Assenza e supponenza

Ieri Elly Schlein ha scelto la strada dell'Aventino per ben tre volte nello stesso giorno.

Assenza e supponenza

Quando i deputati del Regno decisero la secessione sull'Aventino contro Benito Mussolini, il motivo della protesta fu l'assassinio di Giacomo Matteotti (la vicenda che la nouvelle vague del Pd ha ricordato nella sua prima segreteria), cioè un fatto gravissimo che ha marcato la storia del Paese. Ieri Elly Schlein ha scelto la strada dell'Aventino per ben tre volte nello stesso giorno: per protestare alla Camera e al Senato sulle magistrature speciali, cioè le votazioni che tra l'altro hanno permesso al grillino Alfonso Bonafede di assicurarsi una poltrona; e, ancora, per la presenza in Commissione giustizia di Andrea Delmastro, il sottosegretario di cui le opposizioni avevano chiesto le dimissioni.

Ora, si può dire ciò che si vuole, saranno state pure questioni importanti, ma se questo è il metro con cui la nuova leader vuole usare uno strumento estremo di protesta come l'Aventino, i deputati del Pd rischiano davvero in futuro di essere poco presenti nelle Aule del Parlamento. La verità è che certe manifestazioni di dissenso dovrebbero essere commisurate alla gravità degli argomenti per non rischiare di finire in un meccanismo in cui non c'è una gerarchia dei fatti ma solo una coazione a ripetere lo stesso rituale. Appunto, si rischia di trasformare la protesta in un rito di cui si perde il senso. L'eventualità peggiore per un'opposizione.

In fondo una delle massime più ricorrenti recita: gli assenti hanno sempre torto. Ecco perché l'assenza per protesta deve avere un motivo più che giustificato. Come un motivo serio debbono avere, sull'altro versante, quei parlamentari della maggioranza che l'altro giorno in una delle votazioni fondamentali in un anno politico, cioè quella sul Def, hanno disertato i lavori parlamentari. La verità è che - a parte qualcuno - non l'avevano. E ciò dimostra che manca la consapevolezza del ruolo che ricoprono. Un ruolo che la diminuzione del numero dei membri della Camera ha addirittura accresciuto, perché se si passa da 630 deputati a 400, il singolo parlamentare vale ancora di più e il tasso di assenza permesso ad una maggioranza si abbassa di molto. Se non si comprende un dato così oggettivo si pecca di imperizia o, peggio, di supponenza.

E il fatto che dietro l'incidente dell'altro giorno non ci sia nulla di politico, cioè nessuno dei partiti della coalizione aveva motivi per lanciare segnali di insofferenza, dovrebbe essere una ragione di preoccupazione, perché un governo, è già successo in passato, può cadere anche senza un perché.

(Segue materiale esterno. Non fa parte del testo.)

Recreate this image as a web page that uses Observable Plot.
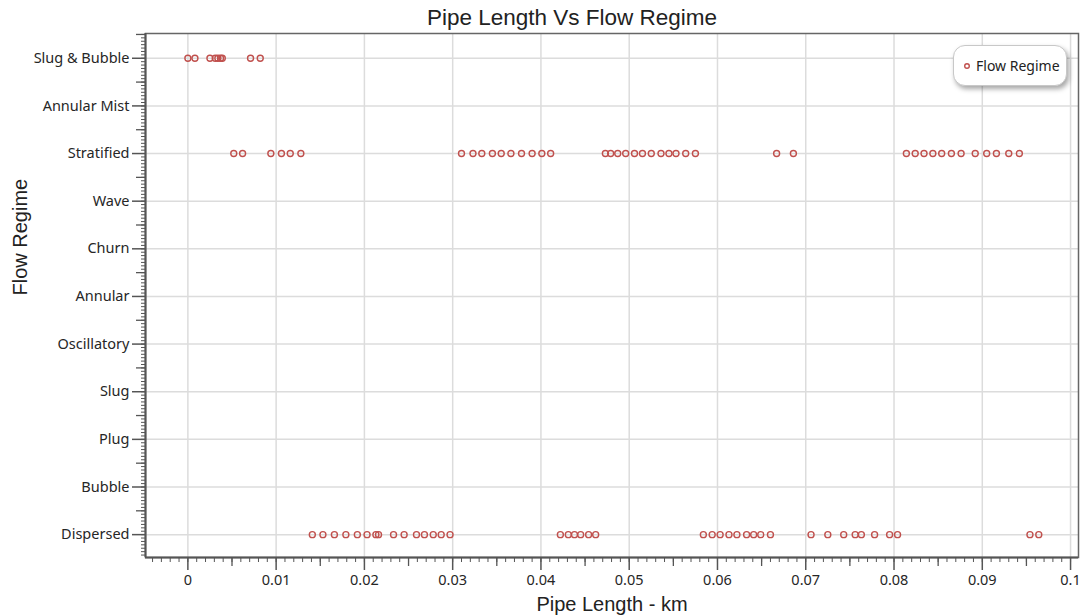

Motivo in più per correre ai ripari per tempo visto che, a differenza del Senato, la Camera non ha cambiato il suo regolamento interno adeguandolo alla riduzione dei parlamentari (i grillini che la scorsa legislatura avevano la presidenza fanno sempre le riforme con i piedi) e si potrebbero ripresentare simili frangenti.

Ecco perché l'idea di intervenire nella compagine di governo nominando solo sottosegretari «non eletti» non è malvagia.

In assenza di un cambio di mentalità e di comportamenti, gli estremi rimedi sarebbero più che giustificati. Una classe dirigente se non è all'altezza va educata: in fondo si può peccare per assenza (il Pd e la sua mania dell'Aventino) ma anche per supponenza (il masochismo del centrodestra).